"Oliver" still has a score that invites adults and children to hum happily along, a virtue that is particularly crucial in the Kodak Theater launch of Cameron Mackintosh's touring version that is swamped by overly busy direction and miscasting in many of the major roles.
“Oliver” still has a score that invites adults and children to hum happily along, a virtue that is particularly crucial in the Kodak Theater launch of Cameron Mackintosh’s touring version that is swamped by overly busy direction and miscasting in many of the major roles.
After an enjoyable ensemble blend of hungry children singing “Food, Glorious Food,” “Oliver” sacrifices Dickensian grit for sweetness. Oliver Twist (Justin S. Pereira) is clean-cut, cute and huggable, but he doesn’t suggest the inner steel that would enable him to vanquish one mortal enemy after another. Another miscalculation is Mr. Bumble (Ken Clement), the workhouse villain who ignores Oliver’s request for a second helping, and sells him as punishment for daring to ask, “please, sir, I want some more.” There’s no threat to Bumble’s meanness, and his brief number “I Shall Scream” with the domineering Widow Corney (Gwen Eyster) comes across as unnecessary filler.
Once sold to a casket maker, Oliver encounters Mrs. Sowerberry (Kimberley Xavier Martins), whose sharp cruelty is truly Dickensian and pumps blood into the plot. Oliver’s plaintive, pathetic “Where Is Love?” is well justified in the face of her viciousness, and provides the production’s most affecting moment.
As always, however, the massive portion of “Oliver” rests on the shoulders of master thief Fagin (Mark McCracken). McCracken has physical presence, but the oily, treacherous aspects of the character are barely discernible. Called an “avaricious old skeleton” he furnishes a wholesome rendition of “You’ve Got to Pick a Pocket Or Two” that dilutes the number’s gleefully manipulative undercurrents.
Shane R. Tanner is closer to authentic Victorian melodrama as barbaric Bill Sikes, without achieving that heinous hissability factor so essential to Dickens’ blackly drawn bad guys. More on the mark is Andrew Blau’s cunning, appealingly playful Artful Dodger.
The show’s chief distinction is Renata Renee Wilson’s Nancy, Sikes’ prostitute mistress; she possesses a sexy, smoky voice that wraps itself around “As Long as He Needs Me” and makes the song her own. Tough and streetwise, she brings the part both earthiness and dignity. She scores on “It’s a Fine Life” and successfully battles a sound system that nearly drowns her out on “Oom-Pah-Pah.”

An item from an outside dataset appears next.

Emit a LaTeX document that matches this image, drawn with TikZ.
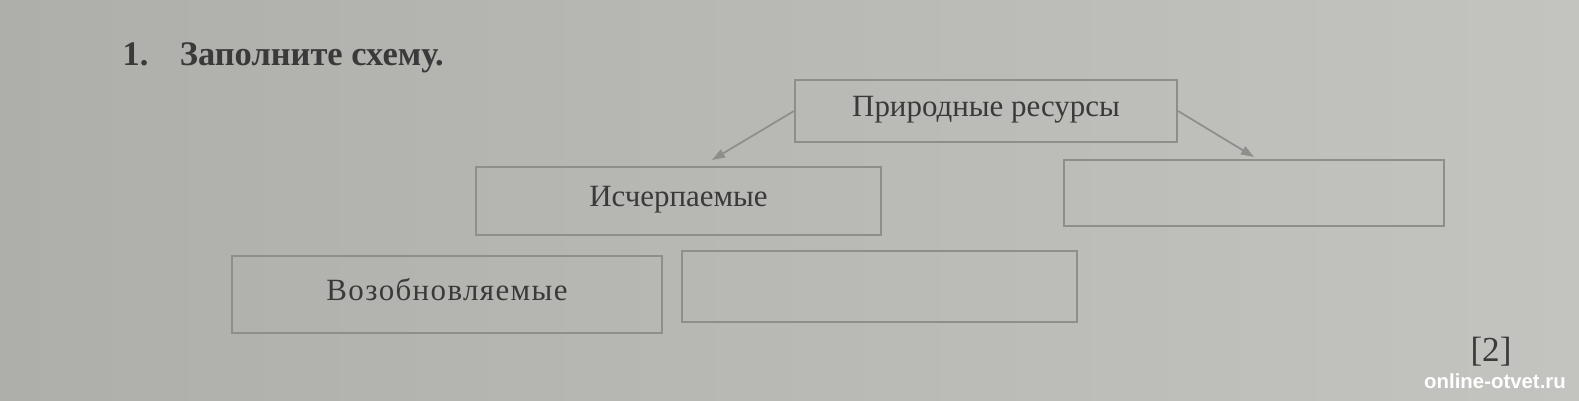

Much of the score is blurred by frenetic hyperactivity, making her quiet solos especially vibrant and welcome. She even triumphs over an awkwardly staged death scene, remaining in our thoughts as the story hurtles forward and wraps up too hastily. There’s no time to digest Nancy’s murder before Oliver is reclaimed, Fagin dismissed, Sikes shot and the cast beamingly onstage with final reprises.
Director Graham Gill’s best overall contribution is the lilting and beautifully presented “Who Will Buy,” spotlighting clowns, balloons, a strong man and a ballerina with red and pink parasol, images that recall the lush colors of Vincente Minnelli. Adrian Vaux’s set design, both bleak (London bridge) and sumptuous (a brightly lit London street) provides needed period atmosphere, and Jenny Kagan’s lighting lends magic to snowfalls and fog. Musically, though, the performers are sometimes out of tune, diminishing William David Brohn’s expert orchestrations.